SET PROBLEM: Faithfully return all lines, omitting every embedded picture.
* start *
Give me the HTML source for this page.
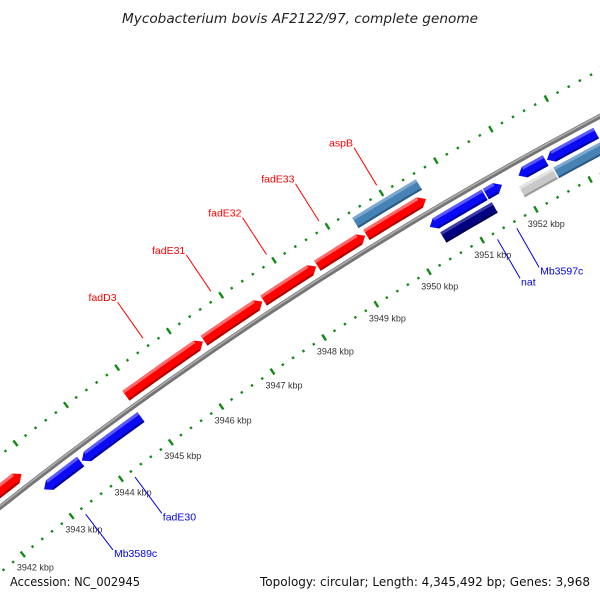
<!DOCTYPE html>
<html><head><meta charset="utf-8"><style>
html,body{margin:0;padding:0;background:#fff;overflow:hidden}
svg{display:block}
text{font-family:"Liberation Sans","DejaVu Sans",sans-serif}
.dv{font-family:"DejaVu Sans","Liberation Sans",sans-serif}
</style></head><body>
<svg id="map" width="600" height="600" viewBox="0 0 600 600" xmlns="http://www.w3.org/2000/svg">
<rect width="600" height="600" fill="#fff"/>
<g id="ticks"></g>
<g id="backbone"></g>
<g id="genes"></g>
<g id="labels"></g>
<text class="dv" x="122" y="23" textLength="356" lengthAdjust="spacingAndGlyphs" font-size="13" font-style="italic" fill="#222">Mycobacterium bovis AF2122/97, complete genome</text>
<text class="dv" x="10" y="586" textLength="130" lengthAdjust="spacingAndGlyphs" font-size="12" fill="#111">Accession: NC_002945</text>
<text class="dv" x="260" y="586" textLength="330" lengthAdjust="spacingAndGlyphs" font-size="12" fill="#111">Topology: circular; Length: 4,345,492 bp; Genes: 3,968</text>
</svg>
<script>
// ---- data (kbp) ----
const geneStart = [3941.3, 3944.84, 3946.36, 3947.50, 3948.52, 3949.44, 3949.39, 3942.90, 3943.66, 3950.37, 3951.41, 3952.01, 3952.53, 3953.50, 3950.47, 3951.93, 3952.56];
const geneEnd   = [3942.79, 3946.36, 3947.50, 3948.52, 3949.44, 3950.57, 3950.59, 3943.66, 3944.86, 3951.41, 3951.73, 3952.53, 3953.45, 3955.0, 3951.45, 3952.56, 3955.0];
const geneDir   = [1, 1, 1, 1, 1, 1, 0, -1, -1, -1, 1, -1, -1, -1, 0, 0, 0];
const geneRow   = [1, 1, 1, 1, 1, 1, 2, -1, -1, -1, -1, -1, -1, -1, -2, -2, -2];
const geneType  = ['red','red','red','red','red','red','steel','blue','blue','blue','blue','blue','blue','blue','navy','gray','steel'];
const labelText = ['fadD3','fadE31','fadE32','fadE33','aspB','fadE30','Mb3589c','nat','Mb3597c'];
const labelPos  = [3945.6, 3946.9, 3947.95, 3948.93, 3950.0, 3944.2, 3943.2, 3951.22, 3951.58];
const labelSide = [1, 1, 1, 1, 1, -1, -1, -1, -1];
const tickStart = 3940, tickEnd = 3956;
const tickLabels = [3940,3941,3942,3943,3944,3945,3946,3947,3948,3949,3950,3951,3952];

// ---- geometry ----
const CX = 2436, CY = 3590, R0 = 3929, A0 = -2.0988, K = 0.01596;
function ang(p){ return A0 + (p - 3951) * K; }
function pt(p, r){ const a = ang(p); return [CX + r*Math.cos(a), CY + r*Math.sin(a)]; }
const NS = 'http://www.w3.org/2000/svg';
function mk(tag, attrs, parent){ const e = document.createElementNS(NS, tag); for (const k in attrs) e.setAttribute(k, attrs[k]); parent.appendChild(e); return e; }
const palette = {
  red:  ['#ff0000','#ff6a6a','#b00000'],
  blue: ['#0a0af5','#5a5aff','#00009a'],
  navy: ['#000080','#3a3aa8','#000050'],
  steel:['#4682b4','#7aa8d0','#2c5a82'],
  gray: ['#c8c8c8','#e4e4e4','#9a9a9a']
};
const rowR = {1: R0+13, 2: R0+29, '-1': R0-13, '-2': R0-29};

// backbone
const bb = document.getElementById('backbone');
function arcPath(r, p1, p2){ const a = pt(p1, r), b = pt(p2, r); return `M${a[0]},${a[1]} A${r},${r} 0 0 1 ${b[0]},${b[1]}`; }
let e1 = mk('path', {d: arcPath(R0, 3938, 3957), stroke:'#757575', 'stroke-width':5, fill:'none'}, bb);


let e2 = mk('path', {d: arcPath(R0+1, 3938, 3957), stroke:'#b0b0b0', 'stroke-width':1.5, fill:'none'}, bb);



// ticks
const tg = document.getElementById('ticks');
const ringR = [R0+41, R0-51];
for (let ri = 0; ri < 2; ri++) {
  const r = ringR[ri];
  for (let i = 0; i <= (tickEnd - tickStart) * 5; i++) {
    const p = tickStart + i * 0.2;
    const major = (i % 5 === 0);
    const L = major ? 3.5 : 1.2;
    const a = pt(p, r - L), b = pt(p, r + L);
    const t = mk('line', {x1:a[0], y1:a[1], x2:b[0], y2:b[1], stroke:'#138a13', 'stroke-width':2.4}, tg);
    
    
  }
}
tickLabels.forEach(v => {
  const c = pt(v, R0-68);
  if (c[1] > 570 || c[0] > 580) return;
  const t = mk('text', {x:c[0]+2, y:c[1]+3, 'text-anchor':'middle', 'font-size':9, fill:'#333'}, tg);
  t.textContent = v + ' kbp';
  
  
});

// genes
const gg = document.getElementById('genes');
const PX = 1 / (R0 * K);
function bandPoly(s, e, r1, r2){ const pts = []; const n = 8;
  for (let i=0;i<=n;i++) pts.push(pt(s+(e-s)*i/n, r2));
  for (let i=n;i>=0;i--) pts.push(pt(s+(e-s)*i/n, r1));
  return pts; }
for (let i = 0; i < geneStart.length; i++) {
  const s = geneStart[i] + 0.012, e = geneEnd[i] - 0.012, d = geneDir[i];
  const rc = rowR[geneRow[i]], h = 6, hl = 7 * PX;
  const col = palette[geneType[i]];
  const bs = d === -1 ? s + hl : s, be = d === 1 ? e - hl : e;
  const n = 8, pts = [];
  for (let j=0;j<=n;j++) pts.push(pt(bs+(be-bs)*j/n, rc+h));
  if (d === 1) pts.push(pt(e, rc));
  for (let j=n;j>=0;j--) pts.push(pt(bs+(be-bs)*j/n, rc-h));
  if (d === -1) pts.push(pt(s, rc));
  const g = mk('g', {}, gg);
  
  
  mk('polygon', {points: pts.map(q=>q.join(',')).join(' '), fill: col[0]}, g);
  mk('polygon', {points: bandPoly(bs, be, rc+h-3, rc+h).map(q=>q.join(',')).join(' '), fill: col[1]}, g);
  mk('polygon', {points: bandPoly(bs, be, rc-h, rc-h+2).map(q=>q.join(',')).join(' '), fill: col[2]}, g);
}

// labels
const lg = document.getElementById('labels');
for (let i = 0; i < labelText.length; i++) {
  const side = labelSide[i], col = side === 1 ? '#ff0000' : '#0000ee';
  const a = side === 1 ? pt(labelPos[i], R0+50) : pt(labelPos[i], R0-58);
  const b = side === 1 ? pt(labelPos[i], R0+94) : pt(labelPos[i], R0-103);
  const ln = mk('line', {x1:a[0], y1:a[1], x2:b[0], y2:b[1], stroke: col, 'stroke-width':1}, lg);
  
  
  const t = side === 1
    ? mk('text', {x:b[0]-1, y:b[1]-1, 'text-anchor':'end', 'font-size':10.5, fill: col}, lg)
    : mk('text', {x:b[0]+1, y:b[1]+7, 'text-anchor':'start', 'font-size':10.5, fill: col}, lg);
  t.textContent = labelText[i];
  
  
}
</script>
</body></html>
* end *
COMPLETE RESPONSE:
Give me the HTML source for this page.
<!DOCTYPE html>
<html><head><meta charset="utf-8"><style>
html,body{margin:0;padding:0;background:#fff;overflow:hidden}
svg{display:block}
text{font-family:"Liberation Sans","DejaVu Sans",sans-serif}
.dv{font-family:"DejaVu Sans","Liberation Sans",sans-serif}
</style></head><body>
<svg id="map" width="600" height="600" viewBox="0 0 600 600" xmlns="http://www.w3.org/2000/svg">
<rect width="600" height="600" fill="#fff"/>
<g id="ticks"></g>
<g id="backbone"></g>
<g id="genes"></g>
<g id="labels"></g>
<text class="dv" x="122" y="23" textLength="356" lengthAdjust="spacingAndGlyphs" font-size="13" font-style="italic" fill="#222">Mycobacterium bovis AF2122/97, complete genome</text>
<text class="dv" x="10" y="586" textLength="130" lengthAdjust="spacingAndGlyphs" font-size="12" fill="#111">Accession: NC_002945</text>
<text class="dv" x="260" y="586" textLength="330" lengthAdjust="spacingAndGlyphs" font-size="12" fill="#111">Topology: circular; Length: 4,345,492 bp; Genes: 3,968</text>
</svg>
<script>
// ---- data (kbp) ----
const geneStart = [3941.3, 3944.84, 3946.36, 3947.50, 3948.52, 3949.44, 3949.39, 3942.90, 3943.66, 3950.37, 3951.41, 3952.01, 3952.53, 3953.50, 3950.47, 3951.93, 3952.56];
const geneEnd   = [3942.79, 3946.36, 3947.50, 3948.52, 3949.44, 3950.57, 3950.59, 3943.66, 3944.86, 3951.41, 3951.73, 3952.53, 3953.45, 3955.0, 3951.45, 3952.56, 3955.0];
const geneDir   = [1, 1, 1, 1, 1, 1, 0, -1, -1, -1, 1, -1, -1, -1, 0, 0, 0];
const geneRow   = [1, 1, 1, 1, 1, 1, 2, -1, -1, -1, -1, -1, -1, -1, -2, -2, -2];
const geneType  = ['red','red','red','red','red','red','steel','blue','blue','blue','blue','blue','blue','blue','navy','gray','steel'];
const labelText = ['fadD3','fadE31','fadE32','fadE33','aspB','fadE30','Mb3589c','nat','Mb3597c'];
const labelPos  = [3945.6, 3946.9, 3947.95, 3948.93, 3950.0, 3944.2, 3943.2, 3951.22, 3951.58];
const labelSide = [1, 1, 1, 1, 1, -1, -1, -1, -1];
const tickStart = 3940, tickEnd = 3956;
const tickLabels = [3940,3941,3942,3943,3944,3945,3946,3947,3948,3949,3950,3951,3952];

// ---- geometry ----
const CX = 2436, CY = 3590, R0 = 3929, A0 = -2.0988, K = 0.01596;
function ang(p){ return A0 + (p - 3951) * K; }
function pt(p, r){ const a = ang(p); return [CX + r*Math.cos(a), CY + r*Math.sin(a)]; }
const NS = 'http://www.w3.org/2000/svg';
function mk(tag, attrs, parent){ const e = document.createElementNS(NS, tag); for (const k in attrs) e.setAttribute(k, attrs[k]); parent.appendChild(e); return e; }
const palette = {
  red:  ['#ff0000','#ff6a6a','#b00000'],
  blue: ['#0a0af5','#5a5aff','#00009a'],
  navy: ['#000080','#3a3aa8','#000050'],
  steel:['#4682b4','#7aa8d0','#2c5a82'],
  gray: ['#c8c8c8','#e4e4e4','#9a9a9a']
};
const rowR = {1: R0+13, 2: R0+29, '-1': R0-13, '-2': R0-29};

// backbone
const bb = document.getElementById('backbone');
function arcPath(r, p1, p2){ const a = pt(p1, r), b = pt(p2, r); return `M${a[0]},${a[1]} A${r},${r} 0 0 1 ${b[0]},${b[1]}`; }
let e1 = mk('path', {d: arcPath(R0, 3938, 3957), stroke:'#757575', 'stroke-width':5, fill:'none'}, bb);


let e2 = mk('path', {d: arcPath(R0+1, 3938, 3957), stroke:'#b0b0b0', 'stroke-width':1.5, fill:'none'}, bb);



// ticks
const tg = document.getElementById('ticks');
const ringR = [R0+41, R0-51];
for (let ri = 0; ri < 2; ri++) {
  const r = ringR[ri];
  for (let i = 0; i <= (tickEnd - tickStart) * 5; i++) {
    const p = tickStart + i * 0.2;
    const major = (i % 5 === 0);
    const L = major ? 3.5 : 1.2;
    const a = pt(p, r - L), b = pt(p, r + L);
    const t = mk('line', {x1:a[0], y1:a[1], x2:b[0], y2:b[1], stroke:'#138a13', 'stroke-width':2.4}, tg);
    
    
  }
}
tickLabels.forEach(v => {
  const c = pt(v, R0-68);
  if (c[1] > 570 || c[0] > 580) return;
  const t = mk('text', {x:c[0]+2, y:c[1]+3, 'text-anchor':'middle', 'font-size':9, fill:'#333'}, tg);
  t.textContent = v + ' kbp';
  
  
});

// genes
const gg = document.getElementById('genes');
const PX = 1 / (R0 * K);
function bandPoly(s, e, r1, r2){ const pts = []; const n = 8;
  for (let i=0;i<=n;i++) pts.push(pt(s+(e-s)*i/n, r2));
  for (let i=n;i>=0;i--) pts.push(pt(s+(e-s)*i/n, r1));
  return pts; }
for (let i = 0; i < geneStart.length; i++) {
  const s = geneStart[i] + 0.012, e = geneEnd[i] - 0.012, d = geneDir[i];
  const rc = rowR[geneRow[i]], h = 6, hl = 7 * PX;
  const col = palette[geneType[i]];
  const bs = d === -1 ? s + hl : s, be = d === 1 ? e - hl : e;
  const n = 8, pts = [];
  for (let j=0;j<=n;j++) pts.push(pt(bs+(be-bs)*j/n, rc+h));
  if (d === 1) pts.push(pt(e, rc));
  for (let j=n;j>=0;j--) pts.push(pt(bs+(be-bs)*j/n, rc-h));
  if (d === -1) pts.push(pt(s, rc));
  const g = mk('g', {}, gg);
  
  
  mk('polygon', {points: pts.map(q=>q.join(',')).join(' '), fill: col[0]}, g);
  mk('polygon', {points: bandPoly(bs, be, rc+h-3, rc+h).map(q=>q.join(',')).join(' '), fill: col[1]}, g);
  mk('polygon', {points: bandPoly(bs, be, rc-h, rc-h+2).map(q=>q.join(',')).join(' '), fill: col[2]}, g);
}

// labels
const lg = document.getElementById('labels');
for (let i = 0; i < labelText.length; i++) {
  const side = labelSide[i], col = side === 1 ? '#ff0000' : '#0000ee';
  const a = side === 1 ? pt(labelPos[i], R0+50) : pt(labelPos[i], R0-58);
  const b = side === 1 ? pt(labelPos[i], R0+94) : pt(labelPos[i], R0-103);
  const ln = mk('line', {x1:a[0], y1:a[1], x2:b[0], y2:b[1], stroke: col, 'stroke-width':1}, lg);
  
  
  const t = side === 1
    ? mk('text', {x:b[0]-1, y:b[1]-1, 'text-anchor':'end', 'font-size':10.5, fill: col}, lg)
    : mk('text', {x:b[0]+1, y:b[1]+7, 'text-anchor':'start', 'font-size':10.5, fill: col}, lg);
  t.textContent = labelText[i];
  
  
}
</script>
</body></html>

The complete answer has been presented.